Curb cuts play a crucial role in enhancing accessibility and improving mobility for individuals with disabilities. For example,

Barrier-Free Access. Curb cuts eliminate barriers between sidewalks and streets, allowing individuals with mobility impairments to navigate public spaces independently and safely. Without curb cuts, wheelchair users would face difficulties maneuvering around curbs, potentially leading to accidents or injuries.

Increased Mobility. By providing a smooth transition between pedestrian pathways and streets, curb cuts enable individuals with disabilities to travel more freely within their communities. This increased mobility fosters greater independence and facilitates participation in daily activities such as shopping, accessing public transportation, or visiting parks and recreational areas.

Equal Access to Services and Facilities. Curb cuts also ensure that individuals with disabilities have equitable access to public services, facilities, and amenities. For example, accessible entrances to buildings, public transportation stops, and recreational areas are often connected to sidewalks via curb cuts, allowing everyone to enter and use these spaces without encountering physical barriers.

Safety and Confidence. curb cuts contribute to the safety and confidence of individuals with disabilities when navigating outdoor environments. They reduce the risk of accidents, such as falls or collisions, when traversing curbs or uneven surfaces. This enhanced safety promotes greater autonomy and encourages individuals to engage more fully in community life.


How Accessibility Benefits All

Although curb cuts play a vital role in promoting accessibility, independence, and inclusion for those with mobility impairment, it is also clear that all of us have benefited from this legislation. Here are just a few examples:

  1. Parents Pushing Strollers. Parents pushing strollers benefit from curb cuts as they provide a smooth transition between the sidewalk and the street, making it easier to maneuver the stroller without lifting it over the curb. This convenience saves parents time and effort, especially when navigating busy urban areas or crossing intersections.


  1. Elderly Individuals with Mobility Aids. Elderly individuals who use walkers, canes, or mobility aids also benefit from curb cuts. These individuals may have difficulty stepping up or down curbs and curb cuts provide a safer pathway for them to navigate sidewalks and cross streets independently.


  1.   BicyclistsBicyclists benefit from curb cuts when transitioning between bike lanes and sidewalks or when crossing intersections. Curb cuts provide a smoother transition for cyclists, reducing the need to abruptly change speed or direction, thus enhancing safety for both cyclists and pedestrians.

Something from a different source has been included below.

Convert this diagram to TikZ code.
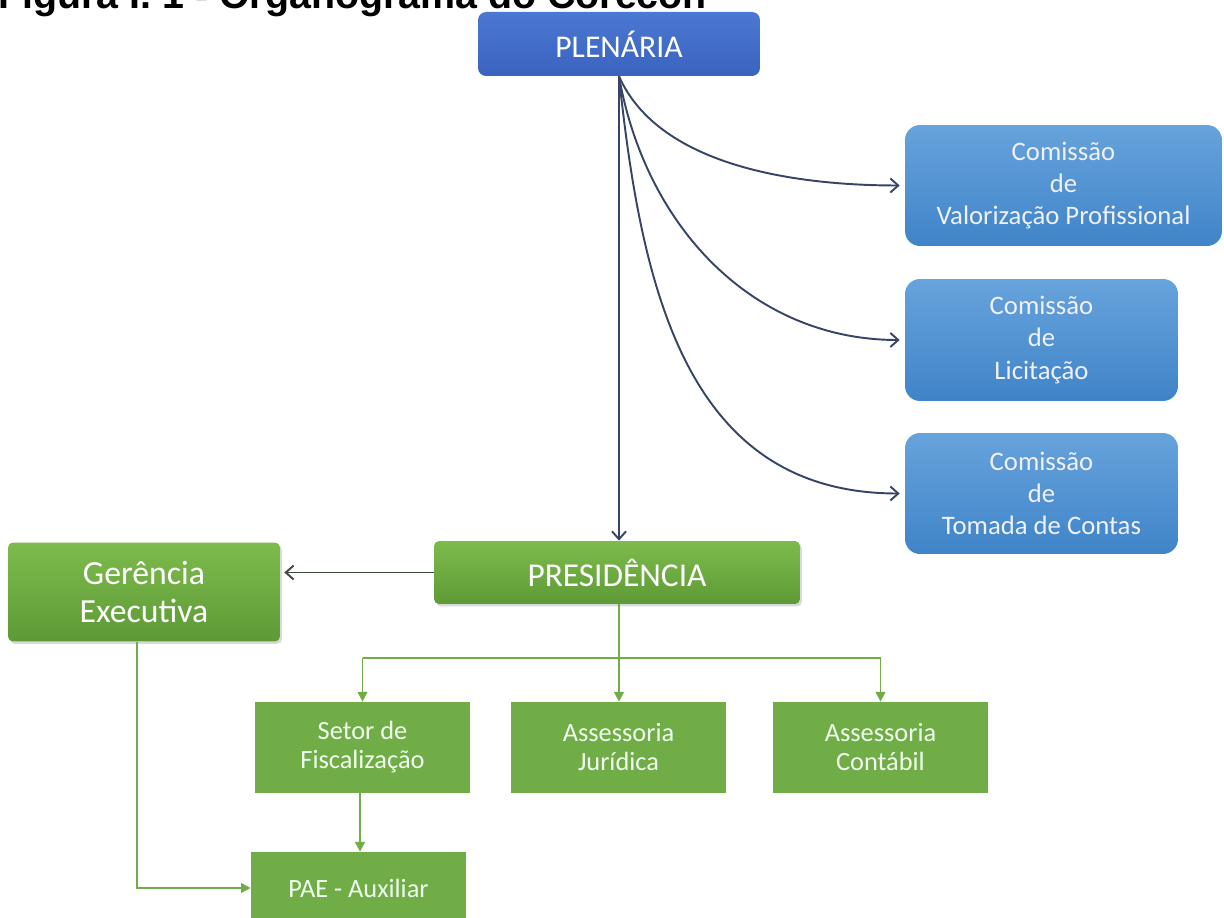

  1. Delivery Workers. Delivery workers, such as postal workers or package couriers, often need to move carts or trolleys loaded with packages along sidewalks and across streets. Curb cuts make it easier for them to navigate their routes efficiently, reducing the risk of tripping or dropping packages while crossing curbs.


  1. Individuals with Temporary Mobility Limitations. People with temporary injuries, such as sprained ankles or leg casts, benefit from curb cuts during their recovery period. Curb cuts provide a more accessible pathway for them to move around safely while they heal, allowing them to maintain their independence and mobility during rehabilitation.


Final Thoughts

Curb cuts benefit a wide range of individuals beyond those who use wheelchairs. As demonstrated, it enhances accessibility and convenience for parents, elderly individuals, delivery workers, cyclists, and people with temporary mobility limitations.

By considering the diverse needs of individuals with disabilities, communities create environments that are welcoming and accessible to everyone, regardless of their physical limitations.

Incorporating curb cuts into urban infrastructure reflects a commitment to inclusive design principles that benefit people of all abilities.

We must understand that accessibility is not about making concessions. It is about inclusion. Inclusion is about creating environments where individuals from diverse backgrounds feel valued, respected, and empowered to fully participate and contribute.